Formative Assessment Versus Reflective Closure
I think both formative assessment (FA) and reflective closure serve similar purposes. Their core role is to enable teachers to assess students’ understanding of the learning objective of the lesson. While FA is continuous, typically informal and constant throughout a lesson with teachers giving as many immediate feedbacks as possible to as many students as realistically doable, reflective closure (usually at the end of a lesson) provides time for all students to absorb what should have been learned, and how the concepts are learned through individual writing (sometimes sharing by verbalizing with peers or in group discussion).

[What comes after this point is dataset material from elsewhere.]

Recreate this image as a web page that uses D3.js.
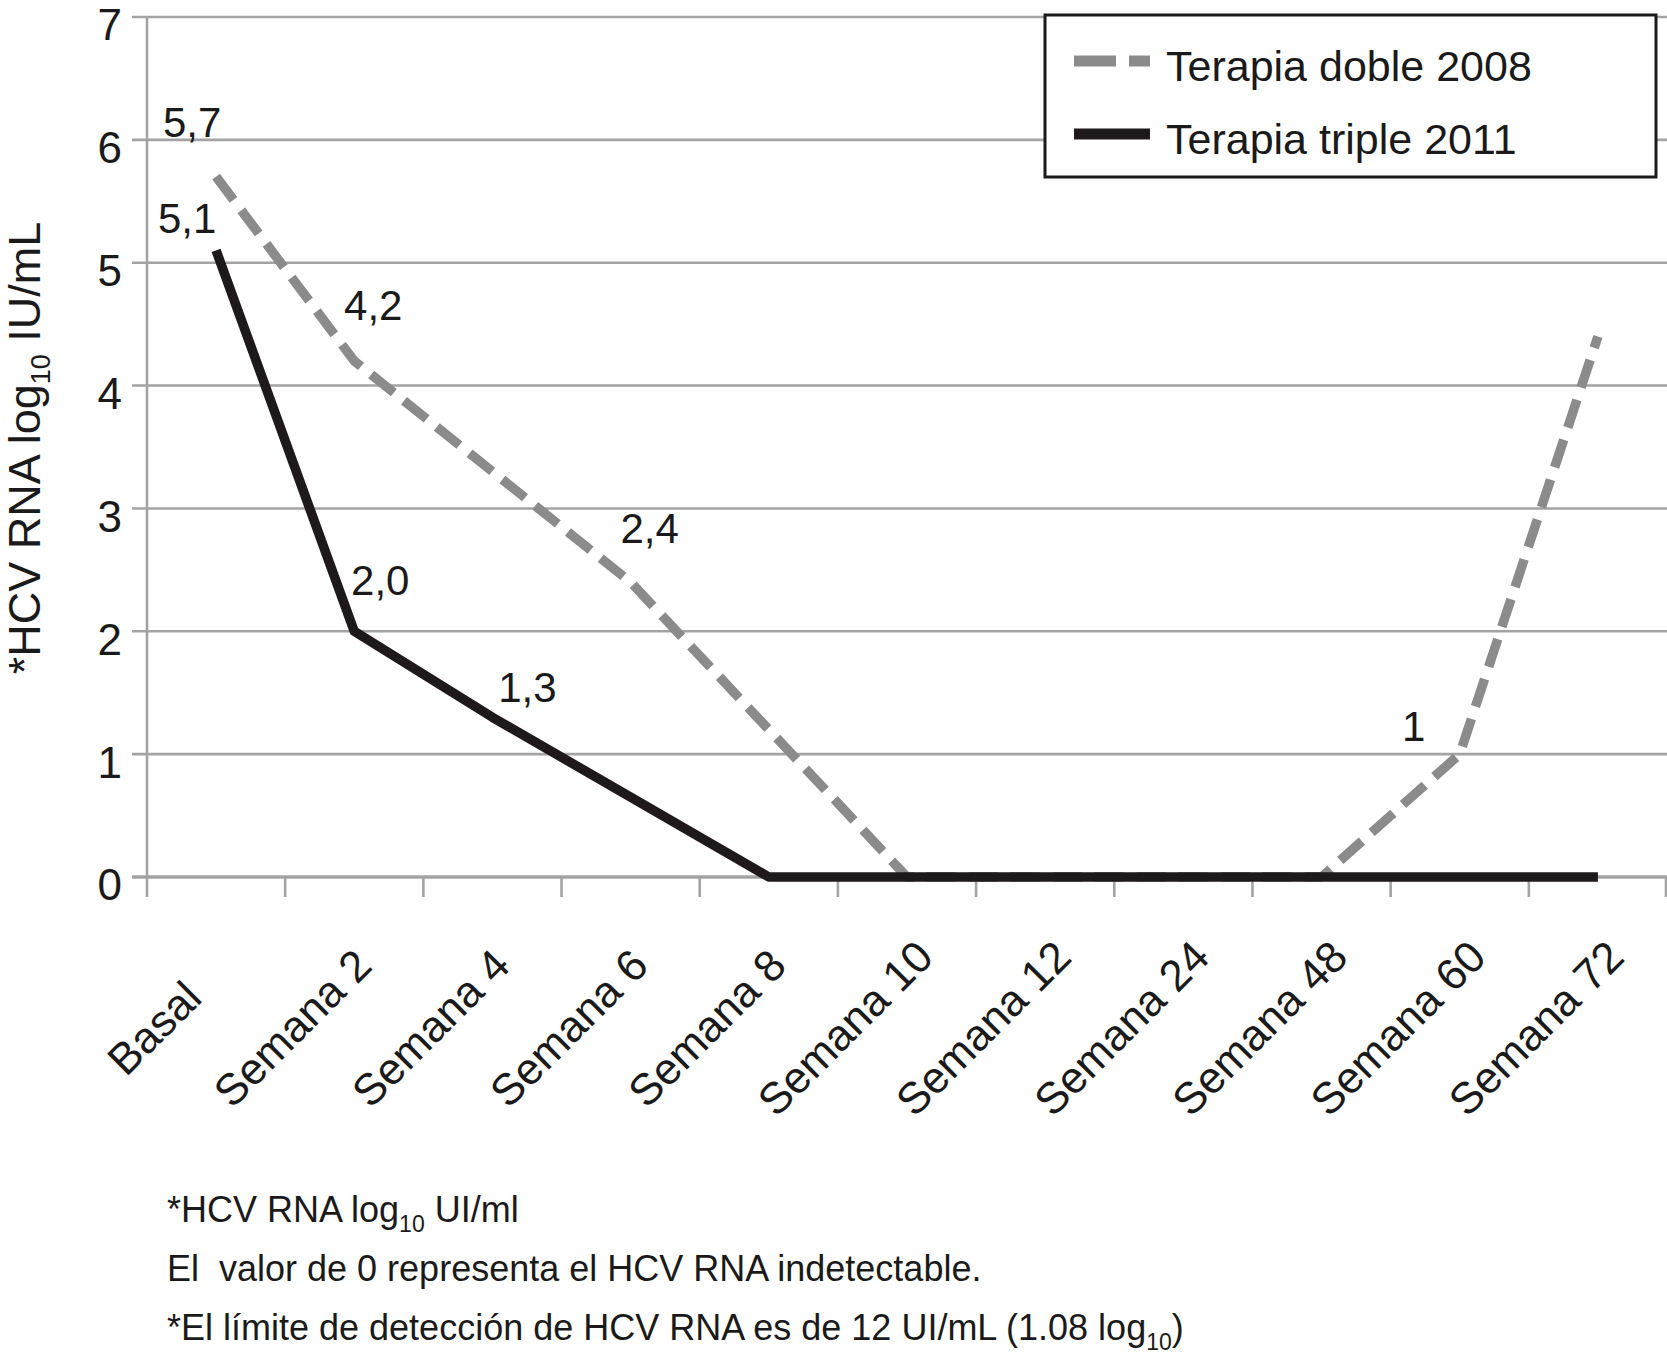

Reflective closure is an effective way to debrief the lesson in order for teachers to plan the next instructional steps. Sometimes it can be productive to assign homework for reflective closure in order to give students ample time to process what they have learned.
Guided Instruction: Whole Group and Small Group
Guided instruction can be done with a whole group or in small groups. It is a structure whereby a teacher supports each child’s development of math proficiency at increasing levels of difficulty in order to reach all students where they are at, and to take them to the next level. During guided instruction, teachers can use guided questioning, manipulatives like coins, base-10 blocks, as well as visual representations like number lines, tape diagrams and hundredth grids (not the same as hundred grids for whole numbers) to deepen student understanding.